- Born: November 8, 1867 Liège, Wallonia, Belgium
- Died: July 23, 1936 (aged 68) Liège, Wallonia, Belgium
- Occupations: Violinist and Music Teacher

= Léopold Charlier =

Belgian violinist (b. 1867, d. 1936)

Léopold Charlier (November 8, 1867 – July 23, 1936) was a Belgian violinist and music teacher.

==Biography==
Léopold Charlier graduated from the Liège Conservatory (1888) in the class of Rodolphe Massart, nephew of the well-known Belgian violinist Lambert Massart. In 1887 he debuted as a soloist. Between 1892 and 1897, he led an amateur orchestra in Liège. From 1894 until the end of his life, he headed the well-known string quartet in the city who performed, in particular, the premiere of the first quartet of Joseph Jongen on March 6, 1895. From 1900 to 1906, he led the choir in Malmedy and from 1910 until the end of his life headed the city symphony orchestra. From 1898 to 1932, Charlier taught at the Liège Conservatory.

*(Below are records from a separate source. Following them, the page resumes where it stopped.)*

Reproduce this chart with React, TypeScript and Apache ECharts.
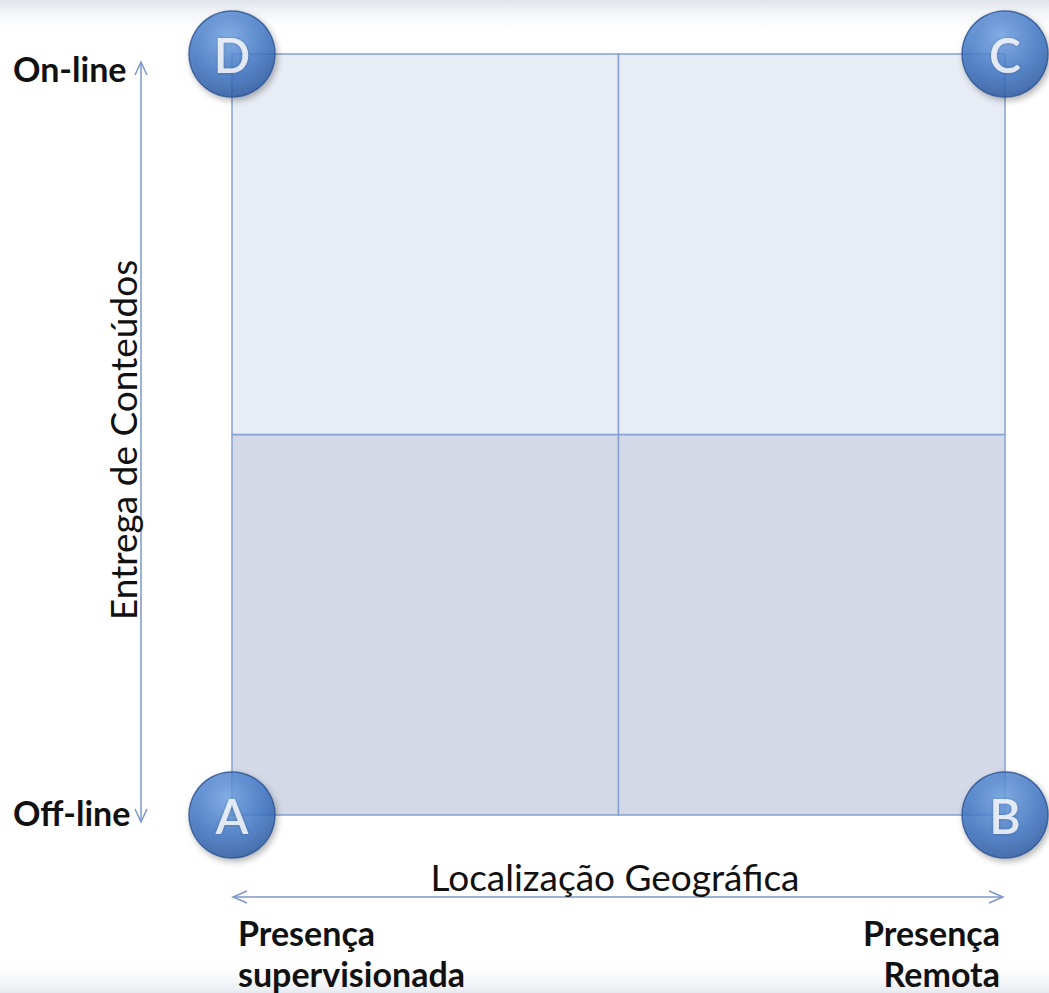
import React, { useEffect, useRef } from "react";
import * as echarts from "echarts";

// Quadrants: [x0, y0, x1, y1, shade]
const quadrants: number[][] = [
  [0, 0, 1, 1, 1],
  [1, 0, 2, 1, 1],
  [0, 1, 1, 2, 0],
  [1, 1, 2, 2, 0],
];
const quadrantColors = ["#e8ecf4", "#d3d9e7"];
// Corner markers
const corners: { name: string; value: number[] }[] = [
  { name: "A", value: [0, 0] },
  { name: "B", value: [2, 0] },
  { name: "C", value: [2, 2] },
  { name: "D", value: [0, 2] },
];
const yTop = "On-line";
const yBottom = "Off-line";
const yTitle = "Entrega de Conteúdos";
const xTitle = "Localização Geográfica";
const xLeft = "Presença\nsupervisionada";
const xRight = "Presença\nRemota";

const FONT = "Lato, 'Open Sans', sans-serif";
const ARROW = "#7c97c8";

export default function App() {
  const ref = useRef<HTMLDivElement>(null);
  useEffect(() => {
    document.body.style.margin = "0";
    const chart = echarts.init(ref.current!, null, { renderer: "svg" });
    const option: any = {
      animation: false,
      backgroundColor: "#ffffff",
      grid: { left: 232, right: 44, top: 54, bottom: 178 },
      xAxis: { type: "value", min: 0, max: 2, show: false },
      yAxis: { type: "value", min: 0, max: 2, show: false },
      graphic: [
        {
          type: "rect",
          z: -10,
          silent: true,
          shape: { x: 0, y: 0, width: 1049, height: 36 },
          style: {
            fill: new echarts.graphic.LinearGradient(0, 0, 0, 1, [
              { offset: 0, color: "#dfe4ec" },
              { offset: 1, color: "rgba(255,255,255,0)" },
            ]),
          },
        },
        {
          type: "rect",
          z: -10,
          silent: true,
          shape: { x: 0, y: 960, width: 1049, height: 33 },
          style: {
            fill: new echarts.graphic.LinearGradient(0, 0, 0, 1, [
              { offset: 0, color: "rgba(255,255,255,0)" },
              { offset: 1, color: "#e6eaf0" },
            ]),
          },
        },
        // vertical arrow
        {
          type: "line",
          shape: { x1: 141, y1: 62, x2: 141, y2: 822 },
          style: { stroke: ARROW, lineWidth: 1.5 },
        },
        {
          type: "polyline",
          shape: { points: [[135, 75], [141, 62], [147, 75]] },
          style: { stroke: ARROW, lineWidth: 1.5, fill: null },
        },
        {
          type: "polyline",
          shape: { points: [[135, 809], [141, 822], [147, 809]] },
          style: { stroke: ARROW, lineWidth: 1.5, fill: null },
        },
        // horizontal arrow
        {
          type: "line",
          shape: { x1: 233, y1: 897, x2: 1003, y2: 897 },
          style: { stroke: ARROW, lineWidth: 1.5 },
        },
        {
          type: "polyline",
          shape: { points: [[247, 891], [233, 897], [247, 903]] },
          style: { stroke: ARROW, lineWidth: 1.5, fill: null },
        },
        {
          type: "polyline",
          shape: { points: [[989, 891], [1003, 897], [989, 903]] },
          style: { stroke: ARROW, lineWidth: 1.5, fill: null },
        },
        {
          type: "text",
          x: 13,
          y: 68,
          style: { text: yTop, font: `bold 34px ${FONT}`, fill: "#111", textVerticalAlign: "middle" },
        },
        {
          type: "text",
          x: 13,
          y: 812,
          style: { text: yBottom, font: `bold 34px ${FONT}`, fill: "#111", textVerticalAlign: "middle" },
        },
        {
          type: "text",
          x: 122,
          y: 440,
          rotation: Math.PI / 2,
          style: {
            text: yTitle,
            font: `37px ${FONT}`,
            fill: "#111",
            textAlign: "center",
            textVerticalAlign: "middle",
          },
        },
        {
          type: "text",
          x: 615,
          y: 876,
          style: {
            text: xTitle,
            font: `37px ${FONT}`,
            fill: "#111",
            textAlign: "center",
            textVerticalAlign: "middle",
          },
        },
        {
          type: "text",
          x: 238,
          y: 953,
          style: {
            text: xLeft,
            font: `bold 34px ${FONT}`,
            lineHeight: 41,
            fill: "#111",
            textAlign: "left",
            textVerticalAlign: "middle",
          },
        },
        {
          type: "text",
          x: 1000,
          y: 953,
          style: {
            text: xRight,
            font: `bold 34px ${FONT}`,
            lineHeight: 41,
            fill: "#111",
            textAlign: "right",
            textVerticalAlign: "middle",
          },
        },
      ],
      series: [
        {
          type: "custom",
          data: quadrants,
          z: 1,
          renderItem: (params: any, api: any) => {
            const p0 = api.coord([api.value(0), api.value(3)]);
            const p1 = api.coord([api.value(2), api.value(1)]);
            return {
              type: "rect",
              shape: { x: p0[0], y: p0[1], width: p1[0] - p0[0], height: p1[1] - p0[1] },
              style: {
                fill: quadrantColors[api.value(4)],
                stroke: "#86a1d0",
                lineWidth: 1.5,
              },
            };
          },
        },
        {
          type: "scatter",
          z: 5,
          data: corners,
          symbolSize: 86,
          itemStyle: {
            color: new echarts.graphic.RadialGradient(0.45, 0.3, 0.75, [
              { offset: 0, color: "#70a4e6" },
              { offset: 0.6, color: "#3c73c4" },
              { offset: 1, color: "#27549c" },
            ]),
            borderColor: "#2c5492",
            borderWidth: 1.5,
            shadowColor: "rgba(0,0,0,0.35)",
            shadowBlur: 6,
            shadowOffsetX: 2,
            shadowOffsetY: 3,
          },
          label: {
            show: true,
            position: "inside",
            formatter: (p: any) => p.name,
            color: "#ffffff",
            fontFamily: FONT,
            fontWeight: 600,
            fontSize: 48,
            textShadowColor: "rgba(0,0,0,0.3)",
            textShadowBlur: 3,
          },
        },
      ],
    };
    chart.setOption(option);
    return () => chart.dispose();
  }, []);
  return (
    <div
      ref={ref}
      style={{ position: "absolute", left: 0, top: 0, width: 1049, height: 993 }}
    />
  );
}
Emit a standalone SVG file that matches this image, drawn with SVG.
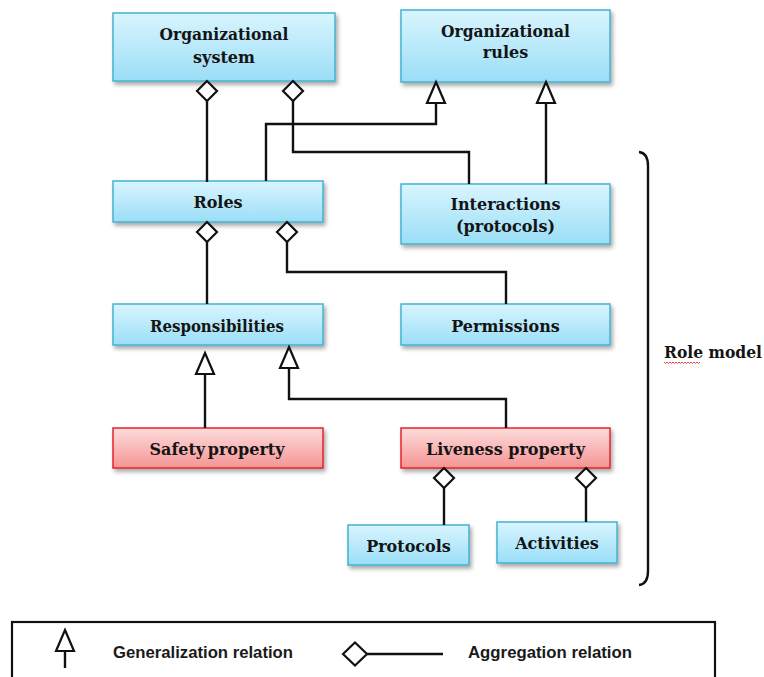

Charlier is best known for his 1911 arrangement of the Chaconne in G minor by Tomaso Antonio Vitali. Although Charlier based his version on a previous arrangement by Ferdinand David, he significantly enhanced the technical demands of the violin part. He made changes in harmonizations of the piano part, while reordering the sequence of variations to become increasingly more complex as the piece progresses.